Waters traveled to a Minneapolis suburb over the weekend and urged demonstrators to be “more confrontational” if former Minneapolis police officer Derek Chauvin were not convicted on charges in the death of George Floyd.
“We’re looking for a guilty verdict,” she also said.
The proposed resolution (pdf), filed by House Minority Leader Kevin McCarthy (R-Calif.), included most of Waters’s remarks. It also referenced how Hennepin County Judge Peter Cahill commented on them in the courtroom, saying in part: “I wish elected officials would stop talking about this case, especially in a manner that is disrespectful to the rule of law and to the judicial branch and our function.”
McCarthy charged that Waters “broke the law by violating curfew and then incited violence.”
On the House floor in Washington before the vote, Democrats disputed that claim.
“Chairwoman Waters’s remarks reflect the very profound anger and sense of hopelessness that she and so many others, myself included, feel when we see African-Americans being killed during encounters with our law enforcement. And their families not seeing justice,” House Majority Leader Steny Hoyer (D-Md.) told colleagues.
He accused Republicans of taking Waters’s remarks “out of context” to “hold a ‘gotcha’ partisan vote.”

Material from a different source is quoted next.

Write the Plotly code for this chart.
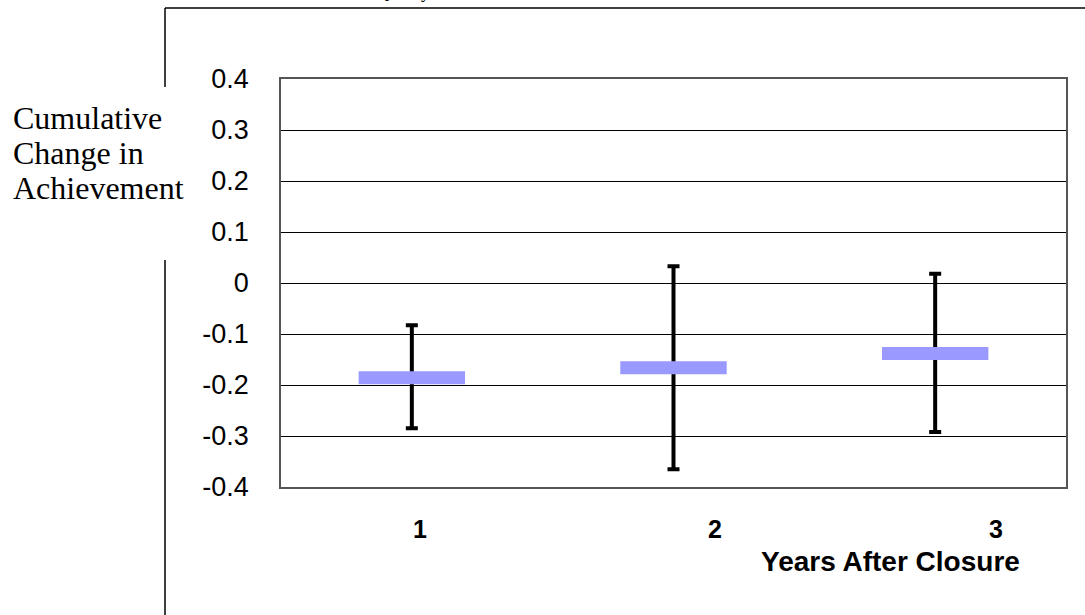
import plotly.graph_objects as go

# ---- data ----
years = [1, 2, 3]
year_labels = ["1", "2", "3"]
estimate = [-0.186, -0.166, -0.138]
upper = [-0.083, 0.033, 0.018]
lower = [-0.285, -0.365, -0.292]
y_ticks = [0.4, 0.3, 0.2, 0.1, 0, -0.1, -0.2, -0.3, -0.4]
y_tick_text = ["0.4", "0.3", "0.2", "0.1", "0", "-0.1", "-0.2", "-0.3", "-0.4"]

W, H = 1085, 615
ML, MR, MT, MB = 281, 19, 79, 128
PW, PH = W - ML - MR, H - MT - MB


def px(x):
    return (x - ML) / PW


def py(y):
    return (H - MB - y) / PH


err_plus = [u - e for u, e in zip(upper, estimate)]
err_minus = [e - l for e, l in zip(estimate, lower)]

fig = go.Figure()
fig.add_trace(go.Scatter(
    x=years, y=estimate, mode="markers",
    marker=dict(size=1, color="rgba(0,0,0,0)"),
    error_y=dict(type="data", symmetric=False, array=err_plus, arrayminus=err_minus,
                 color="black", thickness=4, width=6),
    showlegend=False, hoverinfo="skip",
))
fig.add_trace(go.Scatter(
    x=years, y=estimate, mode="markers",
    marker=dict(symbol="line-ew", size=76, line=dict(width=13, color="#9999ff")),
    showlegend=False,
))

serif = "Liberation Serif, Times New Roman, serif"
sans = "Liberation Sans, Arial, sans-serif"

fig.update_layout(
    width=W, height=H,
    margin=dict(l=ML, r=MR, t=MT, b=MB, pad=0),
    paper_bgcolor="white", plot_bgcolor="white",
    xaxis=dict(range=[0.5, 3.5], showticklabels=False, showgrid=False, zeroline=False,
               showline=True, linecolor="#555555", linewidth=1.5, mirror=True, ticks=""),
    yaxis=dict(range=[-0.4, 0.4], tickvals=y_ticks, ticktext=y_tick_text,
               showgrid=True, gridcolor="black", gridwidth=1, zeroline=False,
               showline=True, linecolor="#555555", linewidth=1.5, mirror=True,
               ticks="", ticklabelstandoff=25,
               tickfont=dict(family=sans, size=27, color="black")),
)

# x tick labels (offset as in the original)
shifts = [8, 41, 61]
for yr, lab, s in zip(years, year_labels, shifts):
    fig.add_annotation(x=yr, y=py(529), xref="x", yref="paper", xshift=s,
                       text="<b>" + lab + "</b>", showarrow=False,
                       font=dict(family=sans, size=25, color="black"),
                       xanchor="center", yanchor="middle")

fig.add_annotation(x=px(890), y=py(561), xref="paper", yref="paper",
                   text="<b>Years After Closure</b>", showarrow=False,
                   font=dict(family=sans, size=28, color="black"),
                   xanchor="center", yanchor="middle")

# y-axis title as three lines
for txt, yc in [("Cumulative", 118), ("Change in", 153), ("Achievement", 188)]:
    fig.add_annotation(x=px(11), y=py(yc), xref="paper", yref="paper",
                       text=txt, showarrow=False,
                       font=dict(family=serif, size=32, color="black"),
                       xanchor="left", yanchor="middle")

# partially visible title cut off at the top
fig.add_annotation(x=px(403), y=py(-8), xref="paper", yref="paper",
                   text="Quality", showarrow=False,
                   font=dict(family=serif, size=18, color="black"),
                   xanchor="center", yanchor="middle")

# outer frame lines
frame = dict(color="black", width=1.5)
fig.add_shape(type="line", xref="paper", yref="paper",
              x0=px(165), x1=px(1090), y0=py(8), y1=py(8), line=frame)
fig.add_shape(type="line", xref="paper", yref="paper",
              x0=px(165), x1=px(165), y0=py(8), y1=py(87), line=frame)
fig.add_shape(type="line", xref="paper", yref="paper",
              x0=px(165), x1=px(165), y0=py(260), y1=py(620), line=frame)

fig.write_html("out.html", config={"displayModeBar": False},
               post_script="document.body.style.margin='0';")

In a statement after the vote, McCarthy said, “Speaker [Nancy] Pelosi, and every other House Democrat, had the opportunity to condemn the violent rhetoric of our colleague Representative Waters, a chairwoman and senior member of Congress, to protesters to ‘get more confrontational.’”
“Instead, they condoned it. And the House and our justice system are worse off because of it,” he added.
“Every single House Democrat just voted to stand with Maxine Waters. They made it clear: Democrats are fine with Democrat politicians inciting violence and chaos,” House Minority Whip Steve Scalise (R-La.) wrote in a tweet.
Pelosi had defended Waters’s remarks, saying she did not need to apologize.
“Maxine talked about confrontation in the manner of the civil rights movement,” Pelosi told reporters on Monday. “I myself think we should take our lead from the George Floyd family. They’ve handled this with great dignity and no ambiguity or … misinterpretation by the other side. No, I don’t think she should apologize.”